Leave the pictures out and write out exactly the lines from the top of the entries through the line containing "from matplotlib.lines import Line2D".

------ Data provided

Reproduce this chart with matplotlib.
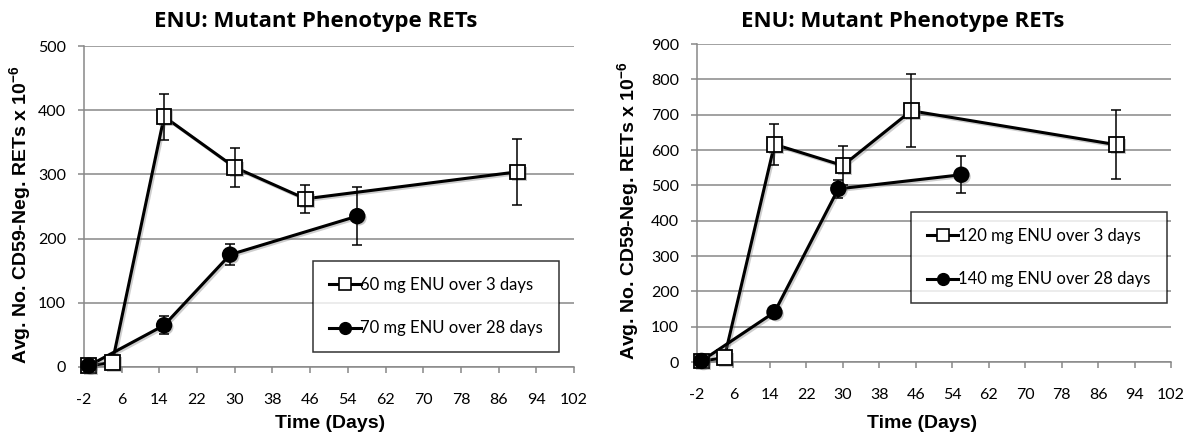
import numpy as np
import matplotlib
matplotlib.use("Agg")
import matplotlib.pyplot as plt
import matplotlib.patheffects as pe
from matplotlib.lines import Line2D

# Days of sampling
days_3d = [-1, 4, 15, 30, 45, 90]
days_28d = [-1, 15, 29, 56]

# Left panel: 60 mg vs 70 mg
low_3d = [2, 7, 390, 311, 262, 304]
low_3d_err = [0, 0, 36, 30, 22, 51]
low_28d = [2, 65, 175, 235]
low_28d_err = [0, 14, 16, 45]

# Right panel: 120 mg vs 140 mg
high_3d = [3, 12, 616, 556, 711, 615]
high_3d_err = [0, 0, 58, 55, 103, 97]
high_28d = [3, 141, 490, 530]
high_28d_err = [0, 12, 26, 53]

labels_low = ["60 mg ENU over 3 days", "70 mg ENU over 28 days"]
labels_high = ["120 mg ENU over 3 days", "140 mg ENU over 28 days"]
x_ticks = list(range(-2, 103, 8))

title = "ENU: Mutant Phenotype RETs"
ylabel = "Avg. No. CD59-Neg. RETs x 10$^{-6}$"
xlabel = "Time (Days)"

plt.rcParams["axes.unicode_minus"] = False
plt.rcParams["mathtext.fontset"] = "custom"
plt.rcParams["mathtext.default"] = "bf"
plt.rcParams["mathtext.bf"] = "Liberation Sans:bold"
plt.rcParams["mathtext.rm"] = "Liberation Sans:bold"

GRID = "#888888"
W, H = 1190, 437
line_shadow = [pe.SimpleLineShadow(offset=(1.2, -1.2), shadow_color="0.45",
                                   alpha=0.35), pe.Normal()]
mark_shadow = [pe.SimplePatchShadow(offset=(1.5, -1.5), shadow_rgbFace="0.4",
                                    alpha=0.35), pe.Normal()]


def draw_series(ax, x, y, err, marker, face):
    ax.plot(x, y, color="black", lw=2.2, zorder=3, clip_on=False,
            path_effects=line_shadow)
    ax.plot(x, y, ls="none", marker=marker, ms=10.5, mfc=face, mec="black",
            mew=1.3, zorder=4, clip_on=False, path_effects=mark_shadow)
    err = np.asarray(err, dtype=float)
    err = np.where(err > 0, err, np.nan)
    ax.errorbar(x, y, yerr=err, fmt="none", ecolor="black", elinewidth=1.1,
                capsize=3.5, capthick=1.1, zorder=5)


def draw_panel(ax, s3, e3, s28, e28, ymax, labels, leg_box):
    draw_series(ax, days_3d, s3, e3, "s", "white")
    draw_series(ax, days_28d, s28, e28, "o", "black")

    ax.set_xlim(-2, 102)
    ax.set_ylim(0, ymax)
    ax.set_xticks(x_ticks)
    ax.set_yticks(np.arange(0, ymax + 1, 100))
    ax.grid(axis="y", color=GRID, lw=1.1)
    ax.set_axisbelow(True)
    for side in ("top", "right"):
        ax.spines[side].set_visible(False)
    for side in ("left", "bottom"):
        ax.spines[side].set_color(GRID)
        ax.spines[side].set_linewidth(1.1)
    ax.tick_params(axis="x", direction="out", length=4, width=1.1,
                   color=GRID, pad=15, labelsize=11.5)
    ax.tick_params(axis="y", direction="out", length=4, width=1.1,
                   color=GRID, pad=9, labelsize=11.5)
    for lab in ax.get_xticklabels() + ax.get_yticklabels():
        lab.set_fontfamily("Lato")

    handles = [
        Line2D([], [], color="black", lw=2.2, marker="s", ms=8,
               mfc="white", mec="black", mew=1.2),
        Line2D([], [], color="black", lw=2.2, marker="o", ms=8.5,
               mfc="black", mec="black"),
    ]
    leg = ax.legend(handles, labels, loc="upper left", bbox_to_anchor=leg_box,
                    bbox_transform=ax.figure.transFigure,
                    prop={"family": "Lato", "size": 12},
                    frameon=True, fancybox=False, edgecolor="black",
                    handlelength=1.9, handletextpad=0.0, labelspacing=1.65,
                    borderpad=0.95, borderaxespad=0)
    leg.get_frame().set_linewidth(1.1)


fig = plt.figure(figsize=(W / 100, H / 100), dpi=100)

ax1 = fig.add_axes([84 / W, 1 - 367 / H, 490 / W, 321 / H])
ax2 = fig.add_axes([697 / W, 1 - 362 / H, 474 / W, 318 / H])

draw_panel(ax1, low_3d, low_3d_err, low_28d, low_28d_err, 500,
           labels_low, (313 / W, 1 - 261 / H))
draw_panel(ax2, high_3d, high_3d_err, high_28d, high_28d_err, 900,
           labels_high, (911 / W, 1 - 212 / H))

# Titles and axis labels placed in figure pixels
for tx, lx, ly, xx in ((316, 20, 215, 330), (903, 628, 211, 922)):
    fig.text(tx / W, 1 - 21 / H, title, ha="center", va="center",
             family="Open Sans", weight="bold", fontsize=16)
    fig.text(lx / W, 1 - ly / H, ylabel, ha="center", va="center",
             rotation=90, family="Liberation Sans", weight="bold",
             fontsize=14)
    fig.text(xx / W, 1 - 423 / H, xlabel, ha="center", va="center",
             family="Liberation Sans", weight="bold", fontsize=14)

fig.savefig("out.png", dpi=100, facecolor="white")
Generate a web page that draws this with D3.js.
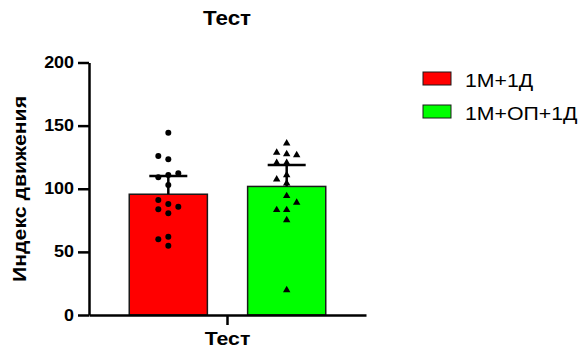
<!DOCTYPE html>
<html>
<head>
<meta charset="utf-8">
<script src="https://cdn.jsdelivr.net/npm/d3@7"></script>
<style>
  body { margin: 0; background: #fff; }
  svg { display: block; font-family: "Liberation Sans", Arial, sans-serif; }
</style>
</head>
<body>
<svg width="581" height="351"></svg>
<script>
// data
var groups = ["Тест"];
var series = ["1М+1Д", "1М+ОП+1Д"];
var colors = ["#ff0000", "#00ff00"];
var redValues = [144.4, 125.9, 123.3, 109.1, 110.9, 112.2, 103, 91.1, 87.9, 85.8, 83.7, 80.6, 62, 60, 54.9];
var greenValues = [136, 126.7, 127.5, 128.6, 120.6, 120.6, 110.9, 107.5, 104.3, 94.3, 89, 83.2, 83.2, 75.2, 19.8];
var errUp = [14.5, 17];
var yTicks = [0, 50, 100, 150, 200];

var svg = d3.select("svg"),
    S = 1.12; // text in the picture is a bit wider than Arial

var y = d3.scaleLinear().domain([0, 200]).range([315, 62.5]);
var x0 = d3.scaleBand().domain(groups).range([89, 366]);
var x1 = d3.scaleBand().domain(series).range([0, x0.bandwidth()]).padding(0.34);

var allValues = [redValues, greenValues];
var bars = series.map(function(s, i) {
  return { name: s, color: colors[i], values: allValues[i],
           mean: d3.mean(allValues[i]), err: errUp[i] };
});

// bars
var g = svg.append("g").attr("transform", "translate(" + x0(groups[0]) + ",0)");

g.selectAll("rect.bar")
  .data(bars)
  .enter().append("rect")
    .attr("class", "bar")
    .attr("x", function(d) { return x1(d.name); })
    .attr("y", function(d) { return y(d.mean); })
    .attr("width", x1.bandwidth())
    .attr("height", function(d) { return y(0) - y(d.mean); })
    .style("fill", function(d) { return d.color; })
    .style("stroke", "#1a1a1a")
    .style("stroke-width", "1.5px");

// error bars (upper only)
var capW = 38;
bars.forEach(function(d) {
  var cx = x1(d.name) + x1.bandwidth() / 2;
  g.append("line")
    .attr("x1", cx).attr("x2", cx)
    .attr("y1", y(d.mean)).attr("y2", y(d.mean + d.err))
    .style("stroke", "#000").style("stroke-width", "2.5px");
  g.append("line")
    .attr("x1", cx - capW / 2).attr("x2", cx + capW / 2)
    .attr("y1", y(d.mean + d.err)).attr("y2", y(d.mean + d.err))
    .style("stroke", "#000").style("stroke-width", "2.5px");
});

// simple dodge so the points sit in columns
function dodge(values) {
  var placed = [], step = 10, gap = 8;
  var order = values.slice().sort(d3.ascending);
  order.forEach(function(v) {
    var py = y(v);
    var cands = [0, -1, 1, -2, 2];
    for (var k = 0; k < cands.length; k++) {
      var c = cands[k];
      var clash = placed.some(function(p) { return p.col == c && Math.abs(p.py - py) < gap; });
      if (!clash) { placed.push({ v: v, py: py, col: c, dx: c * step }); break; }
    }
  });
  return placed;
}

bars.forEach(function(d, i) {
  var cx = x1(d.name) + x1.bandwidth() / 2;
  var pts = dodge(d.values);
  var sym = d3.symbol().type(i == 0 ? d3.symbolCircle : d3.symbolTriangle).size(i == 0 ? 28 : 24);
  g.append("g").selectAll("path")
    .data(pts)
    .enter().append("path")
      .attr("d", sym)
      .attr("transform", function(p) { return "translate(" + (cx + p.dx) + "," + p.py + ")"; })
      .style("fill", "#000");
});

// axes
var yAxis = svg.append("g")
    .attr("transform", "translate(89,0)")
    .call(d3.axisLeft(y).tickValues(yTicks).tickSize(11).tickSizeOuter(0).tickPadding(4));
yAxis.selectAll("text")
    .attr("x", -15 / S)
    .attr("transform", "scale(" + S + ",1)")
    .style("font-size", "16px").style("font-weight", "bold").style("fill", "#000");

var xAxis = svg.append("g")
    .attr("transform", "translate(0,315)")
    .call(d3.axisBottom(x0).tickSize(10).tickSizeOuter(0).tickPadding(7));
xAxis.selectAll("text")
    .attr("transform", "scale(" + S + ",1)")
    .style("font-size", "19px").style("font-weight", "bold").style("fill", "#000");

svg.selectAll(".domain, .tick line")
    .style("stroke", "#000").style("stroke-width", "2.5px");

// titles
svg.append("text")
    .attr("transform", "translate(227,24.5) scale(" + S + ",1)")
    .attr("text-anchor", "middle")
    .style("font-size", "20px").style("font-weight", "bold")
    .text("Тест");

svg.append("text")
    .attr("transform", "translate(26,189) rotate(-90) scale(" + S + ",1)")
    .attr("text-anchor", "middle")
    .style("font-size", "19px").style("font-weight", "bold")
    .text("Индекс движения");

// legend
var legend = svg.append("g").selectAll("g")
    .data(bars)
    .enter().append("g")
    .attr("transform", function(d, i) { return "translate(423," + (72 + i * 33) + ")"; });

legend.append("rect")
    .attr("width", 28).attr("height", 13)
    .style("fill", function(d) { return d.color; })
    .style("stroke", "#1a1a1a").style("stroke-width", "1px");

legend.append("text")
    .attr("transform", "translate(42,15) scale(" + S + ",1)")
    .style("font-size", "19px")
    .text(function(d) { return d.name; });
</script>
</body>
</html>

------------

[Solved problem]
Reproduce this chart with matplotlib.
import numpy as np
import matplotlib
matplotlib.use("Agg")
import matplotlib.pyplot as plt
import matplotlib.patheffects as pe
from matplotlib.lines import Line2D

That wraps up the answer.